The Essential Question that guided our projects’ focus was:
How do dancers work with space, time and energy to communicate artistic expression?
Students addressed this essential question using three anchor standards:
Anchor Standard 4: Select, analyze, and interpret artistic work for presentation. Students were encouraged to examine space, time, and energy as basic elements of dance by coming up with performance sequences in and through space with intentionality and focus.
Anchor Standard 5: Develop and refine artistic techniques and work for presentation. Students learned to connect the mind and body, and develop the body as an instrument for artistry and artistic expression by replicating body shapes, movement characteristics, and movement patterns in a dance sequence.
Anchor Standard 8: Interpret intent and meaning in artistic work. Students examined how intent, meaning, and artistic expression are communicated through the use of the body, by using dance terminology to select specific context cues from movement.
Our program curriculum is designed to establish artistic literacy and provide the best educational outcome and experience. Students gain a better understanding of how to interpret dance, what inspires choreographers, and linking these ideas through movement. Our programs focus on the expressive elements of dance, developing knowledge of movement terminology, and gaining the capability to reflect, critique, and connect dance to personal experience. The shared dance experience that our arts education programs help to make dance more familiar and something students can relate to throughout their lives.
At the conclusion of the project, students responded to questions related to the identified Standards:
Responses from LTD students when asked, “How can you communicate in a group without speaking?”
“I can use my body language”
“By using my hands”
“You can make movement with your body”
“By making hand mountains”
“You can use movements or gestures to communicate”
One LTD class post-test results:
25 of 36 students scored over 83% on LTD post-test
29 of 36 students correctly defined choreography as designing movements
36 of 36 students accurately drew a picture of themselves in second position
Students participating in the Student Matinee are given a post-performance survey asking them to reflect on what they experienced.
Responses from the Student Matinee participants:
How did the dancers communicate during the performance?
“The performers used sign language to communicate with each other”
“They communicated by dance and expression.
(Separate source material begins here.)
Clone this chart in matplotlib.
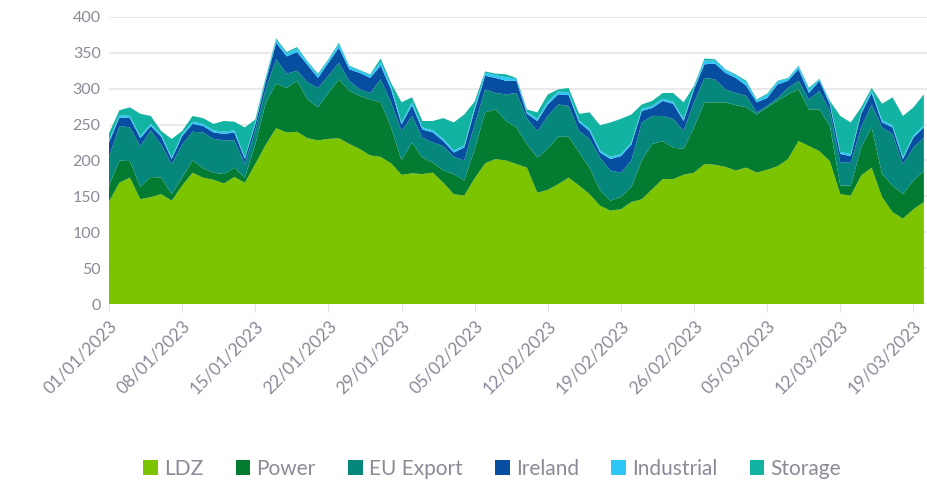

Everything they did like parts of the dancing told a story”
“With dance, the background, and the music they danced to”
Further Feedback from the Student Matinee audiences:
“Beautiful performance, the students loved it!” Cynthia Mann Elementary Teacher
“Ballet Idaho has done a wonderful job of supporting art education in the Treasure Valley thought their student matinee performances” – Boise School District employee
Our Learning Through Dance program reached approximately 560 students in ten schools, including Title I schools with high populations of low-income students.
Responses from Teachers regarding the LTD program:
“Our students benefit academically, physically, and emotionally from their participation in this program… The Learning Through Dance lessons each week encouraged them to interact socially and learn new material and skills together… this experience helped to create a better sense of community among our third graders.”-Collister Elementary Teacher
“I believe it gives children confidence and creativity they may not have known they had.” –Washington Elementary Teacher
“I’ve had parents tell me that their sons have enjoyed ballet a lot. I think it has influenced all the students to open their minds.”-Washington Elementary Teacher
Teachers observed the following student moments in the LTD program:
“Confidence to step up in front of the group and share”
“Self-control of some students who can be wiggly”
“Willing to do something for the experience even if they do not like it”
“Excitement could be felt when a dance move/step was finally understood…”
Our Student Matinee outreach program brought more than 3,454 Treasure Valley students to the Velma V. Morrison Center for the Performing Arts to experience a professional ballet performance. In December 2017, Ballet Idaho presented The Nutcracker to 1,717 students and In April 2018, approximately 1,737 students from 23 Treasure Valley schools, including Title I schools and home school groups, experienced the magic of Swan Lake.
Offering our arts education programs to Idaho schools helped to increase access to the arts and provided meaningful experiences to students. Our programs brought dance to new audiences, taught students dance movements, communication skills, and helped to foster confidence.
In 2017, our arts education programs made the art of dance more accessible to students and provided interactive and performance-based arts programming designed to foster confidence, creative thinking, and communication skills that will support students in future education and employment endeavors.
The Learning Through Dance program emphasized the importance of physical activity by incorporating regular dance practice designed to increase students’ range of motion, flexibility, and endurance. Students were active participants as they learned new dance moves and interacted with fellow classmates to create movement sequences. Students benefitted from performing for, and interacting with, Ballet Idaho’s Youth Ensemble and fellow students from area schools.